The business case for women’s empowerment is clear. Women touch every aspect of corporate affairs as consumers, employees, business partners, and citizens. For international businesses with global reach, investing in women delivers returns in the form of reduced risk and reputation, stable supply chains, financial performance, and innovation. Women’s empowerment cannot be considered a “niche” issue to be addressed by sustainability teams or executive leadership alone.
International business is already taking steps to advance women’s empowerment as these two examples below show.
ANN INC. has built on its strategic commitment to women and reinforced its women’s empowerment initiatives throughout its supply chain through its 100,000 Women Commitment. The company has signed on to the Women’s Empowerment Principles, expanded participation in BSR’s HERproject to deliver programs on health and financial inclusion, and mainstreamed gender into the company’s supplier code of conduct. By 2018, ANN INC. will provide education and training to 100,000 women in its supply chain. In addition, the company has revised its supplier code of conduct to ensure that the company and its suppliers share a vision to support women. The steps ANN INC. has taken to include suppliers and supplier practices in the program represent a holistic and integrated approach across the company.

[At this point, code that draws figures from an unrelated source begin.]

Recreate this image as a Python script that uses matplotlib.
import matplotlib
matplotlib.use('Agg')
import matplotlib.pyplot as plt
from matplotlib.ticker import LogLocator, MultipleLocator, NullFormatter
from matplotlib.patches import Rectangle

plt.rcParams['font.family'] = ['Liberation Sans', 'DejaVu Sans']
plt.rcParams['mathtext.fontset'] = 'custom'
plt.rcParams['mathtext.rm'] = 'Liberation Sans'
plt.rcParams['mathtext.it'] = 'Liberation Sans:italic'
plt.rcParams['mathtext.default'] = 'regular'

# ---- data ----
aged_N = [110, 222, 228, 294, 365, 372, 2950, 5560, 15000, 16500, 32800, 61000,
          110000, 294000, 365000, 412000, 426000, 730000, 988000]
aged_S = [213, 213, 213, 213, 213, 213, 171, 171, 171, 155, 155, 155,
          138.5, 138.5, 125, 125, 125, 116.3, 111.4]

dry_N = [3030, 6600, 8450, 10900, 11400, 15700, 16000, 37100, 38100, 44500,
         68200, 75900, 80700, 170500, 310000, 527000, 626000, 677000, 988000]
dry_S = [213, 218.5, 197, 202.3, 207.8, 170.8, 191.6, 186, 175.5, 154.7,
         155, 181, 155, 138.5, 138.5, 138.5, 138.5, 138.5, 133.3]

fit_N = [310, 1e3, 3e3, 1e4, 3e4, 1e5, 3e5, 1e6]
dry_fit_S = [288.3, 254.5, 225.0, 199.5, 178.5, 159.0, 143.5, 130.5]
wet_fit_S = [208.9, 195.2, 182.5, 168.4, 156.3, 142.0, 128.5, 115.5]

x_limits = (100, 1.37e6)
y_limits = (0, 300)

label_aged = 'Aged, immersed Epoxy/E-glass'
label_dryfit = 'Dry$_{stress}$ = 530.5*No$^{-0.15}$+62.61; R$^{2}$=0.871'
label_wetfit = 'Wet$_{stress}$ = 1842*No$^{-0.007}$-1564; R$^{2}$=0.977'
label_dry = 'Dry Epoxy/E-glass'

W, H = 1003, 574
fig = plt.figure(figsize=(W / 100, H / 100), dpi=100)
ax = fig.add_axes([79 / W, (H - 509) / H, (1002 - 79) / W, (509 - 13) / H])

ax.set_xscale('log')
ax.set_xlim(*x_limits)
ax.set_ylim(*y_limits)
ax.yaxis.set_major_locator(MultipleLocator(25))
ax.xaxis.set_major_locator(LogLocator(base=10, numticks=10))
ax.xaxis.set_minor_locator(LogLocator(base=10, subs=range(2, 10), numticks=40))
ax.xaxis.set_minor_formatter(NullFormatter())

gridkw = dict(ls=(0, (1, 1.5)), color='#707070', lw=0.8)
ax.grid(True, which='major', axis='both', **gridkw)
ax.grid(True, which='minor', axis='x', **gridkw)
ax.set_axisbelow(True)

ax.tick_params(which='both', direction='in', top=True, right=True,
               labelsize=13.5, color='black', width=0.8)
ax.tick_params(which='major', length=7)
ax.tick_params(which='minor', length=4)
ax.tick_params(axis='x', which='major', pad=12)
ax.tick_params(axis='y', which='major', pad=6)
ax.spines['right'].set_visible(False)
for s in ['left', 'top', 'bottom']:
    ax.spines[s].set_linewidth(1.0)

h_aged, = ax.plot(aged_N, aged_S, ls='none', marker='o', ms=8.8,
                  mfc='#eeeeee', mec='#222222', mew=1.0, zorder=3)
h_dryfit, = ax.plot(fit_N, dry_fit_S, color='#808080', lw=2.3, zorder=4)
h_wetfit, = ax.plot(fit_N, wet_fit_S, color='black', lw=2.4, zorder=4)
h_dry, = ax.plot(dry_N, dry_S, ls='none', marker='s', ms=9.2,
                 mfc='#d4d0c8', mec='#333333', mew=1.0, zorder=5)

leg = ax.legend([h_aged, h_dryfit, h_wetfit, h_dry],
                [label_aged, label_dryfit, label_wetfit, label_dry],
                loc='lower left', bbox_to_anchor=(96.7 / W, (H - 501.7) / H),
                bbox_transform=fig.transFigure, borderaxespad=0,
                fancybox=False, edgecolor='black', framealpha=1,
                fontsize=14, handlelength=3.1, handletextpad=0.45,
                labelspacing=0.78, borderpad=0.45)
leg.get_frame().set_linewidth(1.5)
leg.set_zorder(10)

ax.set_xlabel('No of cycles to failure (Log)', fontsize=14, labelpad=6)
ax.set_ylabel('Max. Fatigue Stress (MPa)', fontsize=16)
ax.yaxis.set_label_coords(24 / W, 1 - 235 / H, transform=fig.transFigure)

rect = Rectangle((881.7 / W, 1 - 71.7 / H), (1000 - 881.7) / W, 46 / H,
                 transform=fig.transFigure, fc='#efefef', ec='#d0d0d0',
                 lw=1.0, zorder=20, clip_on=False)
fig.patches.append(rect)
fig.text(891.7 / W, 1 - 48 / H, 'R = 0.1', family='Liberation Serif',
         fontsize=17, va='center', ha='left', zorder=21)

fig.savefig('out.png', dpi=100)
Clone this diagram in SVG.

Standard Chartered has identified women as powerful, overlooked consumers with specific needs in the financial services they use. Business plays a role in providing access to goods and services that help women improve their living standards, and increase their mobility and potential. Product design and development should consider the needs and risks for women of goods, services, and technologies companies offers. Standard Chartered developed the Diva Club account, designed specifically for women consumers in Africa. The account is unique in that it addresses banking convenience, links to lifestyle benefits, and responds to women’s demand for networking opportunities and joint savings clubs among women customers. The focus on women has been a means for Standard Chartered to differentiate itself from its peers, and a way to connect with its women consumers.
Strategic partnerships are the way forward
Previous initiatives have shown that business can make an impact on women’s empowerment. Business can be a formidable force for positive change, and by seeking strategic partnerships to advance women’s empowerment, business can complement and enhance work done by donors and NGOs. There is a role for each sector to play.
Donors should proactively seek opportunities to link development priorities to business activities. As globalization increases business’s operations in emerging markets, there is an imperative for development actors to work with global business to ensure that economic progress is tied to increased individual prosperity, gender equality, and shared opportunity.
One way for donors to identify meaningful entry points for working with business on women’s empowerment is to concentrate on core business priorities. Donors and business can focus on three areas: employment and quality jobs, access to goods and services, and community engagement and investment. These three areas represent levers for businesses to support an inclusive economy. For example, applying a women’s empowerment perspective to employment and quality jobs could mean supporting capacity building programs that promote women’s advancement at work. Another example would be spearheading product design that combines business technical expertise and donor access to networks and communities to develop products that meet women’s needs in emerging markets. Harnessing business’s specific skillsets and understanding core business priorities is critical to productive collaboration with business.
Local NGOs seeking to work with global business and their suppliers should adapt their intervention approach to the specifics of a private sector setting. NGOs with strong experience delivering community programs on women’s empowerment can tailor their methodology to deliver the same high quality programing within the private sector. The workplace provides a new and often underutilized intervention point to reach women.
NGOs interested in partnering with business can define a specific strategy to engage businesses and deliver programs in a business setting. New programs must take into account the unique objectives and needs of working women, such as social and economic improvement, decision-making power, or other goals. NGOs must also consider the effects of an intervention on daily operations of a business, such as lost production time to participate in the program. Finally, NGOs should build a business case linking development objectives with benefits for the business, to speak the language of business and ensure their buy-in.
Global businesses should first decide that women’s empowerment is a corporate priority, and then support women through core activities and partnerships with other stakeholders. Defining corporate priorities for women’s empowerment requires a strategic approach that weighs both existing initiatives and company priorities. Developing partnerships with donors and NGOs can further enhance impact on women’s empowerment by bringing in expertise from those stakeholders.
One good place to start is the Women’s Empowerment Principles (WEPs), a joint initiative of UN Women and the UN Global Compact. The WEPs provide tools and resources for businesses seeking to define a corporate strategy, and signing the WEPs is one way to demonstrate corporate commitment to gender equality. The WEPs also serve as a community of best practice for business and other stakeholders working on women’s empowerment to work together and share challenges and successes.